The Part Should Guide the Hair, Not Split the Head
A part isn’t just a line drawn where it looks convenient. It follows the direction your hair actually wants to fall, which comes down to how your hair grows out at the front hairline, not something a barber can override just by combing it a different way.
That’s why you probably already have a natural part somewhere near where your hair separates when it’s wet and combed straight back, whether you’ve ever thought about it or not. Ask for a part anywhere else and you’ll be fighting that pattern every single day, and it shows up as flyaways and a part that never lies quite flat no matter how much product goes in.
Tell the barber where your hair already wants to part rather than letting them pick a spot based on what looks even in the mirror. Work with your own pattern and the part holds itself. Fight it and you’re restyling it every morning.
The Quiff Needs Lift Without Turning Stiff
The lift in a quiff comes from the cut first and the product second, and most men get that order backwards.
A quiff cut with enough length at the front, generally an inch and a half to two inches, has natural leverage to stand up with a small amount of product. Too short and there’s nothing to lift, so you end up reaching for more product to compensate, which is exactly what turns a natural-looking quiff into a stiff, obviously styled one. Apply product to damp, not soaking, hair and work it in from the roots at the front rather than through the ends, then let it dry partially before checking the shape. Adding more product to a quiff that’s already falling rarely fixes it. It usually just adds weight on top of a problem that started with too little length underneath.
The Best Product Depends on the Finish You Want
Water-based pomade and matte clay produce noticeably different results here, and choosing between them isn’t just personal preference.
Pomade gives shine and a more polished, controlled hold, which is exactly why the slick side part quiff calls for it specifically. Matte clay gives texture, separation, and a more natural, undone finish, which suits the textured version far better. Using clay on a slick quiff leaves it looking flat and undefined instead of polished. Using pomade on a textured quiff can end up looking wet and heavy rather than casually lifted.
Pick based on the finish you actually want, not whichever product happens to be in the cabinet already. Going textured and grabbing a pomade, or going slick and grabbing clay, undoes the whole point of choosing that version in the first place.

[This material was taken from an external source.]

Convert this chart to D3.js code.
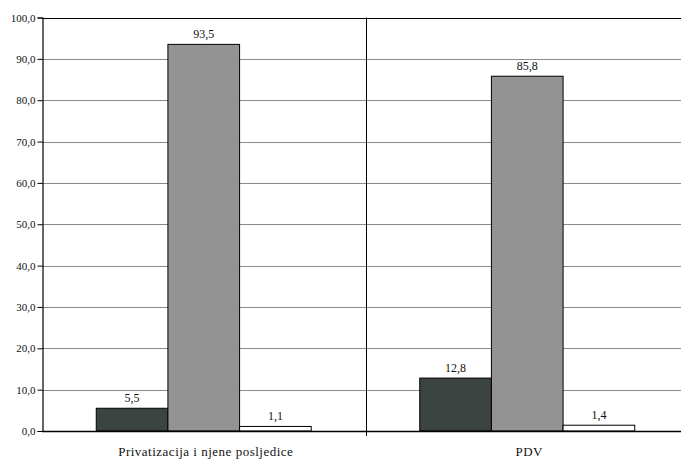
<!DOCTYPE html>
<html>
<head>
<meta charset="utf-8">
<script src="https://cdn.jsdelivr.net/npm/d3@7"></script>
<style>
  body { margin: 0; background: #fff; }
  svg { display: block; font-family: "Liberation Serif", "DejaVu Serif", serif; }
  .grid line { stroke: #8a8a8a; stroke-width: 1; }
</style>
</head>
<body>
<div id="chart"></div>
<script>
var categories = ["Privatizacija i njene posljedice", "PDV"];
var series = ["s1", "s2", "s3"];
var values = [
  [5.5, 93.5, 1.1],
  [12.8, 85.8, 1.4]
];
var yTicks = [0, 10, 20, 30, 40, 50, 60, 70, 80, 90, 100];
var colors = ["#3c4442", "#939393", "#ffffff"];

var W = 681, H = 460;
var pLeft = 42, pRight = 689, pTop = 17.5, pBottom = 431;

var fmt = function(v) { return d3.format(".1f")(v).replace(".", ","); };

var svg = d3.select("#chart")
  .append("svg")
    .attr("width", W)
    .attr("height", H);

var y = d3.scaleLinear().domain([0, 100]).range([pBottom, pTop]);
var x0 = d3.scaleBand().domain(categories).range([pLeft, pRight]);
var x1 = d3.scaleBand().domain(series).range([0, x0.bandwidth()])
  .paddingInner(0).paddingOuter(0.757);

// gridlines
svg.append("g")
  .attr("class", "grid")
  .selectAll("line")
  .data(yTicks.filter(function(d) { return d > 0 && d < 100; }))
  .enter().append("line")
    .attr("x1", pLeft)
    .attr("x2", W)
    .attr("y1", function(d) { return Math.round(y(d)) + 0.5; })
    .attr("y2", function(d) { return Math.round(y(d)) + 0.5; });

// top border
svg.append("line")
  .attr("x1", pLeft).attr("x2", W)
  .attr("y1", Math.round(y(100)) + 0.5).attr("y2", Math.round(y(100)) + 0.5)
  .attr("stroke", "#000");

// category separators
svg.selectAll(".sep")
  .data(categories.slice(1))
  .enter().append("line")
    .attr("class", "sep")
    .attr("x1", function(d) { return Math.round(x0(d)) + 0.5; })
    .attr("x2", function(d) { return Math.round(x0(d)) + 0.5; })
    .attr("y1", y(100))
    .attr("y2", pBottom + 5)
    .attr("stroke", "#000");

// bars
var groups = svg.selectAll(".cat")
  .data(values)
  .enter().append("g")
    .attr("class", "cat")
    .attr("transform", function(d, i) { return "translate(" + x0(categories[i]) + ",0)"; });

groups.selectAll("rect")
  .data(function(d) { return d; })
  .enter().append("rect")
    .attr("x", function(d, i) { return x1(series[i]); })
    .attr("y", function(d) { return y(d); })
    .attr("width", x1.bandwidth())
    .attr("height", function(d) { return pBottom - y(d); })
    .attr("fill", function(d, i) { return colors[i]; })
    .attr("stroke", "#000")
    .attr("stroke-width", 1);

// value labels
groups.selectAll("text")
  .data(function(d) { return d; })
  .enter().append("text")
    .attr("x", function(d, i) { return x1(series[i]) + x1.bandwidth() / 2; })
    .attr("y", function(d) { return y(d) - 6; })
    .attr("text-anchor", "middle")
    .attr("font-size", 12)
    .attr("fill", "#111")
    .text(fmt);

// y axis
var yAxis = d3.axisLeft(y).tickValues(yTicks).tickSize(5).tickFormat(fmt);
svg.append("g")
  .attr("transform", "translate(" + (pLeft + 0.5) + ",0)")
  .call(yAxis)
  .call(function(g) {
    g.select(".domain").attr("stroke", "#000").attr("stroke-width", 1.2);
    g.selectAll("line").attr("stroke", "#000");
    g.selectAll("text")
      .attr("font-family", "Liberation Serif, DejaVu Serif, serif")
      .attr("font-size", 11)
      .attr("fill", "#111")
      .attr("x", -7);
  });

// x axis
svg.append("line")
  .attr("x1", pLeft).attr("x2", W)
  .attr("y1", Math.round(pBottom) + 0.5).attr("y2", Math.round(pBottom) + 0.5)
  .attr("stroke", "#000")
  .attr("stroke-width", 1.4);

svg.selectAll(".catlabel")
  .data(categories)
  .enter().append("text")
    .attr("class", "catlabel")
    .attr("x", function(d) { return x0(d) + x0.bandwidth() / 2 + 2; })
    .attr("y", 456)
    .attr("text-anchor", "middle")
    .attr("font-size", 13)
    .attr("letter-spacing", 0.5)
    .attr("fill", "#111")
    .text(function(d) { return d; });
</script>
</body>
</html>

The Sides Decide How Hard the Haircut Feels
The same top section and the same part can feel completely different depending on what’s happening at the sides. A low fade or taper keeps the whole look softer and more conservative. A high fade or a disconnected undercut makes the exact same top look sharper and more severe, even though nothing above the ears has changed.
Think about where you actually spend most of your week, not the one photo that made you want the cut in the first place. A high fade in a room full of suits can come across as trying a bit too hard. A low fade or a taper doesn’t have that problem.
The Beard Beasts Verdict
A side part quiff haircut works when the part follows your natural growth pattern instead of fighting it, the quiff gets its lift mainly from length and cut rather than product alone, and the product itself matches the finish you actually want, shine from pomade, texture from clay.
Start with the classic version and a low fade if you’re not sure where to begin. It’s forgiving on maintenance, forgiving on face shape, and it tells you within a few weeks whether you want to push toward more shine, more texture, or more contrast at the sides.